Nondimeno, proprio l’applicazione di siffatto meccanismo, che giustifica la ripresa, implica anche che le medesime spese, in quanto non deducibili per intero, siano deducibili nei cinque esercizi successivi per quote costanti. Si tratta, insomma, di una disposizione unica, la cui applicazione non può essere frammentata, consentendo la ripresa a tassazione delle somme eccedenti la soglia, ma non la deduzione successive di quelle somme frazionata in quote costanti nei cinque esercizi successivi.
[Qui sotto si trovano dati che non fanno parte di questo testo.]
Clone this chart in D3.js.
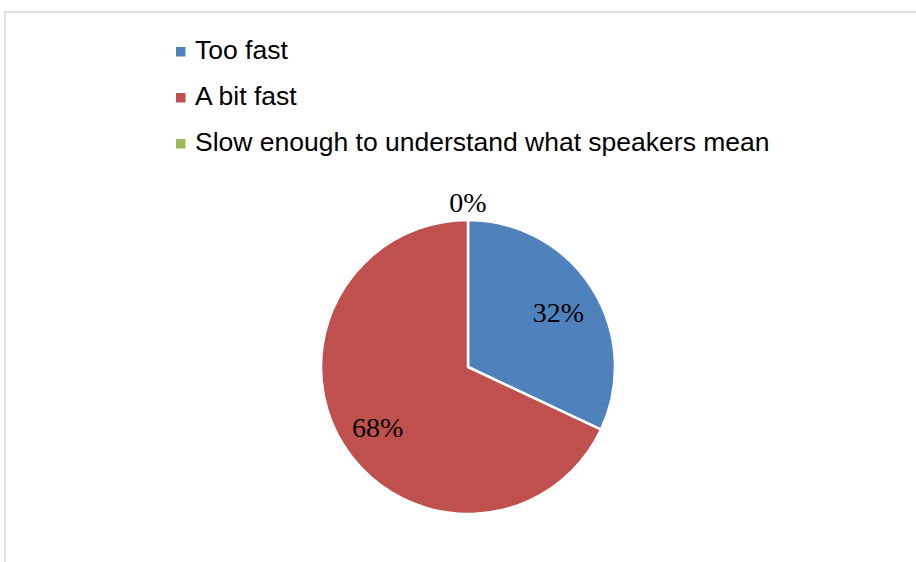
<!DOCTYPE html>
<html>
<head>
<meta charset="utf-8">
<script src="https://cdn.jsdelivr.net/npm/d3@7"></script>
<style>
  html, body { margin: 0; padding: 0; background: #fff; }
  svg { display: block; }
</style>
</head>
<body>
<svg id="chart" width="916" height="562"></svg>
<script>
// Listening-speed survey responses
const categories = ["Too fast", "A bit fast", "Slow enough to understand what speakers mean"];
const shares = [32, 68, 0];
const colors = ["#4F81BD", "#C0504D", "#9BBB59"];

const svg = d3.select("#chart");
const W = 916, H = 562;

// chart area frame (extends past the right and bottom edges)
svg.append("rect")
  .attr("x", 5).attr("y", 12)
  .attr("width", W + 20).attr("height", H + 20)
  .attr("fill", "#fff")
  .attr("stroke", "#d9d9d9")
  .attr("stroke-width", 1.5);

// legend
const legend = svg.append("g").attr("transform", "translate(176,0)");
const legendBaselines = [59, 105, 151];
categories.forEach((c, i) => {
  const row = legend.append("g").attr("transform", `translate(0,${legendBaselines[i]})`);
  row.append("rect")
    .attr("x", 0).attr("y", -12)
    .attr("width", 9.5).attr("height", 9.5)
    .attr("fill", colors[i]);
  row.append("text")
    .attr("x", 19).attr("y", 0)
    .attr("font-family", "Liberation Sans, Arial, sans-serif")
    .attr("font-size", 26.5)
    .attr("fill", "#000")
    .text(c);
});

// pie
const cx = 468, cy = 367, r = 147;
const pie = d3.pie().sort(null).value(d => d.v);
const arcs = pie(shares.map((v, i) => ({ v, c: categories[i], i })));
const arc = d3.arc().innerRadius(0).outerRadius(r);

const g = svg.append("g").attr("transform", `translate(${cx},${cy})`);
g.selectAll("path.slice")
  .data(arcs.filter(a => a.data.v > 0))
  .join("path")
  .attr("class", "slice")
  .attr("d", arc)
  .attr("fill", d => colors[d.data.i])
  .attr("stroke", "#fff")
  .attr("stroke-width", 2.5)
  .attr("stroke-linejoin", "round");

// data labels: inside for non-empty slices, just outside for empty ones
const inner = d3.arc().innerRadius(107).outerRadius(107);
const outer = d3.arc().innerRadius(r + 18).outerRadius(r + 18);
g.selectAll("text.lbl")
  .data(arcs)
  .join("text")
  .attr("class", "lbl")
  .attr("transform", d => {
    const p = (d.data.v > 0 ? inner : outer).centroid(d);
    return `translate(${p[0]},${p[1]})`;
  })
  .attr("text-anchor", "middle")
  .attr("dy", d => d.data.v > 0 ? "0.45em" : "0.36em")
  .attr("font-family", "Liberation Serif, Cambria, serif")
  .attr("font-size", 28)
  .attr("fill", "#000")
  .text(d => d.data.v + "%");
</script>
</body>
</html>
Ma, si tratta anche di una disposizione alle quale neppure l’Ufficio accertatore può sottrarsi, con la conseguenza che la ripresa a tassazione delle somme eccedenti, comporta di per sé, quale effetto, la deducibilità di quelle somme negli esercizi successivi.
Ecco che, allora, proprio perché con il processo verbale di constatazione si fonda sull’applicazione della disposizione di cui all’art. 67, comma 7 cit., la sua accettazione per adesione non può che comprendere le conseguenze di quel meccanismo, che comportano la deducibilità delle somme erroneamente dedotte per intero, in quote costanti nei cinque anni successivi, trattandosi di un effetto che dipende dalla legge e che non è nella disponibilità dell’Ufficio accertatore.
Alla luce di queste osservazioni appare chiaro che la richiesta di rimborso della quota di pertinenza dell’anno 2004, non si pone affatto come una surrettizia forma di impugnazione dell’accertamento con adesione, il cui valore resta intangibile sia nell’ an che nel quantum della pretesa complessiva, ma come estrinsecazione di un diritto previsto dalla legge, che deriva proprio da quanto accertato dall’Ufficio e dalla ripresa a tassazione delle somme non correttamente dedotte per l’anno 2003.
L’accoglimento del primo motivo comporta l’assorbimento delle doglianze ulteriori.
La sentenza impugnata va, dunque, cassata con rinvio alla Corte di giustizia tributaria di secondo grado della Sicilia, in diversa composizione, cui va rimessa altresì la liquidazione delle spese di lite di questo giudizio di legittimità.
P.Q.M.
In accoglimento del primo motivo di ricorso, assorbito il secondo, cassa la sentenza impugnata, con rinvio alla Corte di giustizia tributaria di secondo grado della Sicilia, in diversa composizione, cui va rimessa altresì la liquidazione delle spese di lite di questo giudizio di legittimità.